Bard College, the liberal arts school located 120 miles north in Annandale-on-Hudson, "puts the 'liberal' in 'liberal arts,'" according to the 'Princeton Review.' It has a 600-acre campus and nearly 1500 undergrads. This is their story—as told by a student who would like to be known as Stephan K. Some names have been changed to protect the guilty.

Shakespeer, the popular file sharing software used by the majority of students at Bard, features hours of "Aqua Teen Hunger Force" and way more than 2000 gigabytes of music. Every day, hundreds of Bard students log on and download anything from Lamb of God to Mr. Lif.

Imagine that aliens were attempting to tap into the Shakespeer Bard Music hub in order to gain access to human music. They would be able to download all of the Beastie Boys albums (Bard alums themselves), plenty of Beirut, a hell of a lot of Cat Power, some Kate Bush, all of OOIOO (the band that belongs to Yoshimi, of The Flaming Lips' "Yoshimi Battles the Pink Robots," which you can also definitely download), and enough Rod Stewart to last you several extra semesters of working on your novella so that you can finally finish that creative writing major.

That's odd!

The live music scene at Bard revolves mainly around SMOG, which is described on its Myspace page as "a student-run converted autogarage on the campus of Bard College... open for students to book shows and band practices." The self-anointed, "awesome... obviously" joint has a monopoly on the weekend party scene, even with its particular brand of noise-rock and its passion for bands featuring lead singers that at least pretend to be Japanese.

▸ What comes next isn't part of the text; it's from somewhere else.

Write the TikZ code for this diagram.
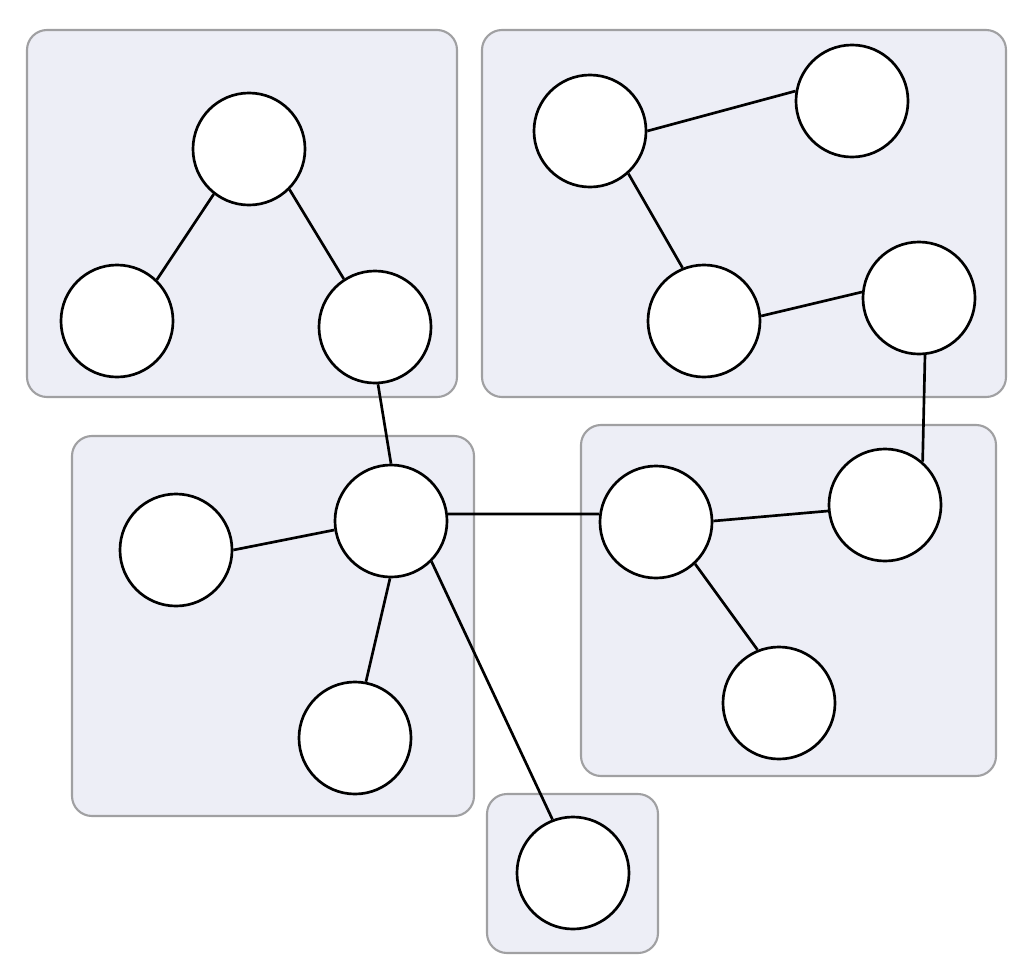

Dr. Hurs, a Political-Studies major currently flirting with the idea of switching to Music, described the SMOG brand of entertainment as "baby-killing music." It is "less about creating music... more about creating music to be dissonant, or to be dark. At times it can be tasteful, but only when it's genuine."

"It's very cool to be disillusioned by whatever you listen to," he said. "There's constant, just like, I don't know.... They can't just let their guard down. It's always about what's wrong with what they did and how could someone else do it better. It makes concerts really fucking lame."

The weekend partying routine is a general wander around campus from party to party punctuated by several stops at SMOG, where half the crowd smokes and drinks outside and talks about leaving. (Leaving becomes more and more appealing as the temperature drops.) Those actually inside stand statue-still, facing the stage, absorbing whatever faux-sophisticated bit of masturbation is currently being performed.

The scene is so uptight that one friend refused to give me his opinion on local music when I asked him about it.

"People here," he said. "Judge you so much based on what your music taste is, I just don't talk to people about it."

The other afternoon, I sat outside the dorm with Baby Jane. A nearby building contained a musician practicing; it emitted a loud, monotone, fog-horn type music. She said she "liked all kinds of music," but that she "absolutely can't listen to classical music."

It makes her "feel guilty."

But should it? On our second night at Bard, we remembered, we had been witness to a crowd of freshmen chanting the lyrics to Elton John's "Tiny Dancer" at 4 a.m.

And not all bad music is confined to SMOG or to 4 a.m. Over the weekend, several of us attended the Bard Musical Theater Club's "Number Seventeen: The Spread Eagle" in the Old Gym. Despite its racy title, the show consisted of several girls (and a few boys) performing their favorite numbers from their favorite musicals. The opening number, "It's Too Darn Hot," from "Kiss Me Kate," was performed by a guy in a suit. He shuffled around the stage awkwardly while two girls in corsets made eyes at him. My date for the evening, Lips the Dance major, spent most of that routine glaring at me; each of us blamed the other for this mistake.

Although it did get very funny when the male performers, doing "The Goods" from "The Full Monty," stripped to reveal nipple rings. And backne.

Earlier in the year, during a weekend where several kids were up for more than 24 hours tripping on acid, a group of kids from South Campus were at first mistaken for the notorious campus bogeyman "Tivoli Bad Guy," who is a mysterious and apparently angry Townie vigilante often mentioned in emails from the Head of Security. (The Tivoli Bad Guy is known for breaking into the dorms, and even, on some occasions, being vulgar to members of the student body, God forbid.)

One of the trippers descended upon us with a megaphone and announced to the entire quad that David Bowie had died.

Several students were woken up by this. Some leaned out the window to yell denials in return; some just sat there in silence.

And several of the kids tripping described the experience as mind-bending. They found the idea of a world where David Bowie had died as both moving and also incredibly scary.